The best team in MLS finds itself in a fight for its life now. New York gets the second and final leg of this playoff series at home Wednesday night, but up 2-0 in Houston after 50 minutes, you know Henry and Co. didn't expect their homecoming to be so fraught with tension.
"Obviously it's not a win, but it kind of feels like that in a way," Davis says.
Red Bulls Rocked
The Red Bull scored 58 goals this season. The unsteady Dynamo put up 41, the fewest of the 10 playoff teams. But they're knotted 2-2 in this aggregate score series now.
New York has the stars — the still sometimes magnificent Henry and resurgent Australian forward Tim Cahill. Houston is still somehow right there. At the end.
By the 32nd minute, it's 2-0 New York with Eric Alexander flying in on a breakaway and faking out Dynamo defender Eric Brunner before whizzing a shot pass Tally Hall. Alexander's over-the-top celebration looks like some twisted version of Aaron Rodgers' Discount Double Check.
The Dynamo's season is hanging by a string. Then, it isn't.
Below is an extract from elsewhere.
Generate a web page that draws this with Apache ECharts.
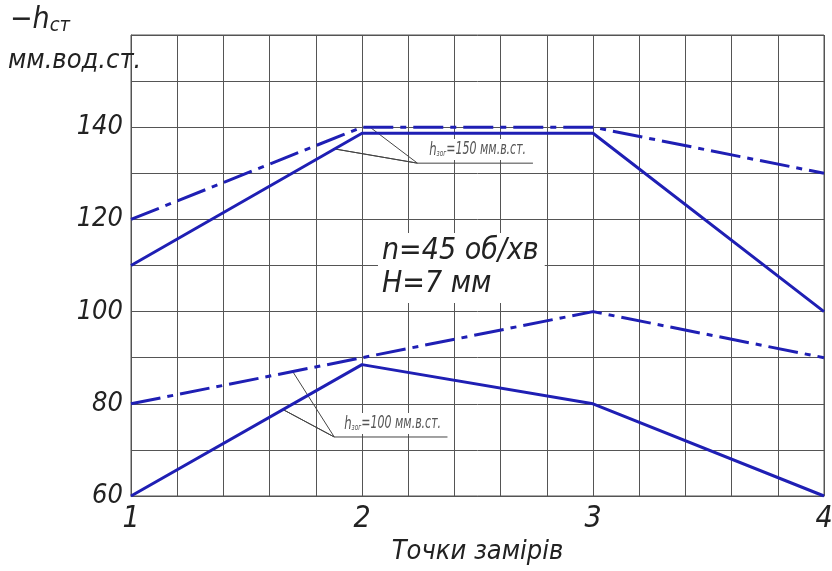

I t's hard to criticize a U.S. soccer crowd — arguably the most kid centric crowd in sports — for not showing up in giant numbers on Halloween.
Midfielder Ricardo Clark is picking off a horrific clear from Red Bulls defender David Carney and sending a shot screaming into the goal in the 51st minute. Then, with opportunity seemingly slipping away, even with those waves of momentum, with the game in its second minute of stoppage time, 120 seconds from an unsatisfying finish, a Davis corner finds Boswell's head and late sub Omar Cummings is there to knock in the rebound.
Boswell is jumping on Cummings' back, celebrating a goal that means everything for the team that refuses to die.
"I rode him," Boswell jokes. "I made sure I was the one doing the jumping on. He's a Jamaican thoroughbred, I knew he could hold me."
Game tied. Series tied. True soccer crowd going bananas.
It's hard to criticize a U.S. soccer crowd — arguably the most kid centric crowd in all of sports — for not showing up in giant numbers on Halloween night. Nevertheless, some did — tweeting irate diatribes from their couch that ripped into the more than half empty stadium for the Dynamo's opening playoff win on trick-or-treat day.
If anything, the no-shows should be praised for putting being a good parent first. The real blame belongs with the clueless MLS schedule makers.
This sunny Sunday is a truer test and it proves that Houston's soccer heartbeat remains strong well into the second season at BBVA, when the be-there-be-seen-new-stadium buzz is largely gone.
A half hour before the opening kick, the line waiting to get into the Dynamo gift shop stretches halfway down the concourse. Across the street in a parking lot, the self-dubbed — with appropriate colorful signage — Blind Beer Tailgaters are still going at it.
If anything, the no-shows should be praised for putting being a good parent first.
EaDo is awash in orange. Former Dynamo star — and current Premier League player — Stuart Holden is in the house, wearing some of the tightest skinny jeans you'll ever see, and he addresses the crowd before the match.
It's hard not to call it a big-time atmosphere. With the sharp green of the field hitting your eye from all over the open concourse, it's difficult to imagine a more perfect venue on a beautiful fall afternoon than BBVA Compass Stadium. It's still arguably the best pure sports stadium in all of Houston sports.
A little time — and a lot less buzz — cannot change that. Forget a fluky Halloween. This is Houston soccer. Who's doubting now?